Per i coniugi Balcone e per la signorina Schlensiger non ci fu niente da fare, furono avviati ai campi di concentramento. Tuttavia Angelo Balcone dopo qualche mese fu riconosciuto come ariano e fu liberato. La Epstein passò da Auschwitz a Bergen-Belsen a Theresientstad ma si salvò. La Schelensiger fu uccisa subito a Birkenau perché la sua salute fragile non le permetteva di lavorare.
Invece, per il piccolo Gabriele Madre Lina Manni studiò un piano geniale. Gli inventò lì per lì un attacco di appendicite e il bambino fu trasportato d’urgenza all’ospedale. Il primario dottor Ambrogio Tenconi finse di sottoporre Gabriele all’intervento chirurgico, poi gli studenti universitari della Fuci guidati dal fondatore delle Aquile Randagie Giulio Cesare Uccellini, insieme a don Andrea Ghetti, finsero di rapirlo armi in pugno, e lo riportarono in casa di don Natale Motta da cui fu condotto in Brianza dal padre. Se ne parla QUI.
Alla fine della guerra, Gabriele si trasferì con la sua famiglia a Melbourne dove da adulto intraprese la professione di fotografo.
La famiglia Rossi
La famiglia Rossi stava cercando di passare il confine quando cadde vittima di un’imboscata a causa di una delazione. I genitori e i nonni riuscirono a nascondersi, ma i due fratelli Anna e Gianfranco, di 13 e 11 anni, furono catturati e rinchiusi nella Casa San Giuseppe, terrorizzati dall’idea del campo di concentramento e della fucilazione. Suor Lina Manni li esortò ad avere pazienza e inscenò un altro finto rapimento ad opera di un gruppo che fece irruzione nella Casa con le armi in pugno, finse di malmenare le suore e portò via i ragazzi. Erano salvi! Una delle suore, suor Adele, che aveva persino fatto finta di svenire, tirò un sospiro di sollievo.
Il 1944 fu ancora più difficile perché il decreto della «zona chiusa» rese ancor meno accessibile la zona del confine da cui far passare gli ebrei in Canton Ticino.
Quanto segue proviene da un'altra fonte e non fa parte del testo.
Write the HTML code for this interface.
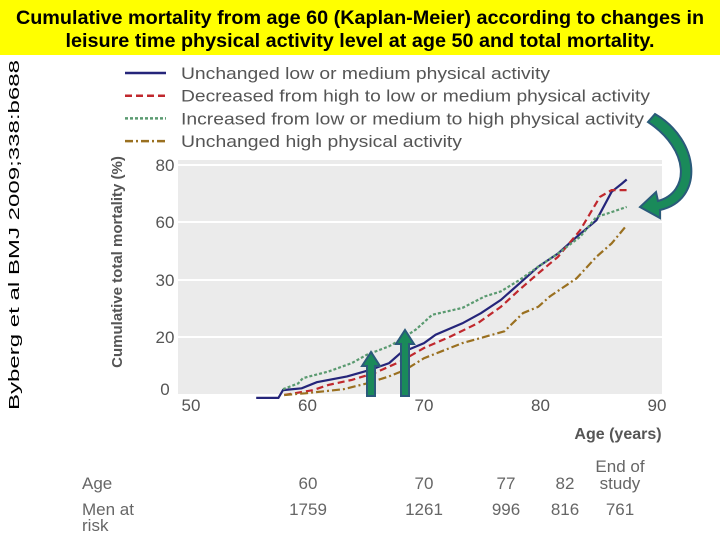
<!DOCTYPE html>
<html><head><meta charset="utf-8"><style>
body{margin:0;width:720px;height:540px;overflow:hidden;background:#fff;font-family:"Liberation Sans",sans-serif}
</style></head><body>
<svg width="720" height="540" xmlns="http://www.w3.org/2000/svg">
<rect x="0" y="0" width="720" height="55" fill="#ffff00"/>
<text x="360" y="24" text-anchor="middle" font-size="19.8" font-weight="bold" fill="#000">Cumulative mortality from age 60 (Kaplan-Meier) according to changes in</text>
<text x="360" y="47" text-anchor="middle" font-size="19.8" font-weight="bold" fill="#000">leisure time physical activity level at age 50 and total mortality.</text>
<text transform="translate(19,235) rotate(-90)" text-anchor="middle" font-size="15" textLength="350" lengthAdjust="spacingAndGlyphs" fill="#000">Byberg et al  BMJ 2009;338:b688</text>
<g id="legend"></g>
<rect x="178" y="160" width="484" height="236" fill="#ebebeb"/>
<g id="grid"></g><g id="series"></g>
<text transform="translate(122,262) rotate(-90)" text-anchor="middle" font-size="15" font-weight="bold" fill="#555">Cumulative total mortality (%)</text>
<text x="618" y="439" text-anchor="middle" font-size="16" font-weight="bold" fill="#555">Age (years)</text>
<g font-size="17" fill="#666">
<text x="82" y="489">Age</text>
<text x="82" y="515">Men at</text>
<text x="82" y="531">risk</text>
<text x="620" y="472" text-anchor="middle">End of</text>
<text x="620" y="489" text-anchor="middle">study</text>
<text x="308" y="489" text-anchor="middle">60</text><text x="424" y="489" text-anchor="middle">70</text>
<text x="506" y="489" text-anchor="middle">77</text><text x="565" y="489" text-anchor="middle">82</text>
<text x="308" y="515" text-anchor="middle">1759</text><text x="424" y="515" text-anchor="middle">1261</text>
<text x="506" y="515" text-anchor="middle">996</text><text x="565" y="515" text-anchor="middle">816</text>
<text x="620" y="515" text-anchor="middle">761</text>
</g>
<g><polygon points="367,396 367,366 362,366 371,352 380,366 375,366 375,396" fill="#1a8a5a" stroke="#2a5a7a" stroke-width="2"/></g>
<g><polygon points="401,396 401,344 396,344 405,330 414,344 409,344 409,396" fill="#1a8a5a" stroke="#2a5a7a" stroke-width="2"/></g>
<path d="M655,114 C700,140 705,200 660,210 L660,218 L640,207 L656,192 L658,201 C690,192 690,150 648,122 Z" fill="#1a8a5a" stroke="#2a5a7a" stroke-width="2"/>
</svg>
<script>
const yTicks=[0,20,30,60,80];
const yTickPx=[395,337,280,222,165];
const xTicks=[50,60,70,80,90];
const ages1=[55.6,57.5,57.9,59.5,60.8,63.4,65.4,67,68,70,71,73.3,74.9,76.6,78.2,79.8,81.5,83.1,84.8,86.1,87,87.4];
const vals1=[-1,-1,1.7,2.3,4.4,6.4,8.7,11,14.5,17.9,20.4,22.4,24.2,26.5,29.4,36.9,43.7,52.3,60.6,70.6,73.5,74.9];
const ages2=[58,60.5,61.8,63.8,65.7,68,70,72.3,74.6,76.6,78.2,79.8,81.5,83.4,85.1,86.1,87.4];
const vals2=[0,1.7,3.5,5.2,7.5,11.6,16.2,20.1,22.4,25.3,28.3,33.4,42,55.7,68.8,71.2,71.2];
const ages3=[57.9,59.2,59.6,61.8,63.8,65.1,67,68,69.3,70.7,73.3,75.2,76.6,78.2,79.8,81.5,83.4,84.8,85.7,87.4];
const vals3=[2,4,5.8,8.1,11,13.9,16.8,19.1,21.3,23.9,25.1,27.1,28,30,36.9,43.7,52.3,61.8,62.9,65.3];
const ages4=[58,59.8,63.1,65.1,67,68.4,70,73.3,74.9,76.9,78.5,79.8,80.8,83.1,84.8,86.1,87.4];
const vals4=[0,0.6,2,4,6.4,8.7,12.7,17.9,19.7,21,24.2,25.3,27.1,30.9,42,48.9,58.3];
const NS='http://www.w3.org/2000/svg';
function xs(a){return 191+(a-50)*11.65;}
function ys(v){if(v<=0)return yTickPx[0]-v*2.9;for(let i=1;i<yTicks.length;i++){if(v<=yTicks[i]||i===yTicks.length-1){const t=(v-yTicks[i-1])/(yTicks[i]-yTicks[i-1]);return yTickPx[i-1]+t*(yTickPx[i]-yTickPx[i-1]);}}}
function mk(tag,attrs,parent){const e=document.createElementNS(NS,tag);for(const k in attrs)e.setAttribute(k,attrs[k]);parent.appendChild(e);return e;}
const grid=document.getElementById('grid');
yTicks.forEach(v=>{
 const l=mk('line',{x1:178,x2:662,y1:ys(v),y2:ys(v),stroke:'#fff','stroke-width':2},grid);
 
 
 const t=mk('text',{x:165,y:ys(v)+(v===0?0:6),'text-anchor':'middle','font-size':17,fill:'#555'},grid);
 t.textContent=v;
 
 
});
xTicks.forEach(a=>{
 const t=mk('text',{x:xs(a),y:411,'text-anchor':'middle','font-size':17,fill:'#555'},grid);
 t.textContent=a;
 
 
});
const series=[
 {a:ages1,v:vals1,c:'#25257a',d:'',n:'Unchanged low or medium physical activity',id:'series-unchanged-low'},
 {a:ages2,v:vals2,c:'#c0282d',d:'7,4',n:'Decreased from high to low or medium physical activity',id:'series-decreased'},
 {a:ages3,v:vals3,c:'#5a9a70',d:'3,2',n:'Increased from low or medium to high physical activity',id:'series-increased'},
 {a:ages4,v:vals4,c:'#9a7020',d:'8,3,2,3',n:'Unchanged high physical activity',id:'series-unchanged-high'}];
const sg=document.getElementById('series'),lg=document.getElementById('legend');
const legW=[369,469,463,281];
series.forEach((s,i)=>{
 let d='';s.a.forEach((a,j)=>{d+=(j?'L':'M')+xs(a).toFixed(1)+','+ys(s.v[j]).toFixed(1);});
 const p=mk('path',{d:d,fill:'none',stroke:s.c,'stroke-width':2.2,'stroke-dasharray':s.d},sg);
 
 
 const y=73+i*22.7;
 const ll=mk('line',{x1:125,x2:166,y1:y,y2:y,stroke:s.c,'stroke-width':2.5,'stroke-dasharray':s.d},lg);
 
 
 const lt=mk('text',{x:181,y:y+6,'font-size':17,fill:'#555',textLength:legW[i],lengthAdjust:'spacingAndGlyphs'},lg);
 lt.textContent=s.n;
 
 
});
</script>
</body></html>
Qualcosa comunque continuò a funzionare e Casa San Giuseppe continuò ad essere un’ancora di salvezza. Così fu anche per i vecchi ammalati che i nazifascisti, dal marzo del ‘44, rastrellavano negli ospedali e nelle cliniche per mandarli nei campi di sterminio. Madre Manni riuscì a compiere qualche salvataggio in extremis come quello di due anziane signore polacche che stavano per essere catturate nella casa di cura «La Quiete» di Varese e che invece fecero in tempo a trovar asilo nella Casa San Giuseppe.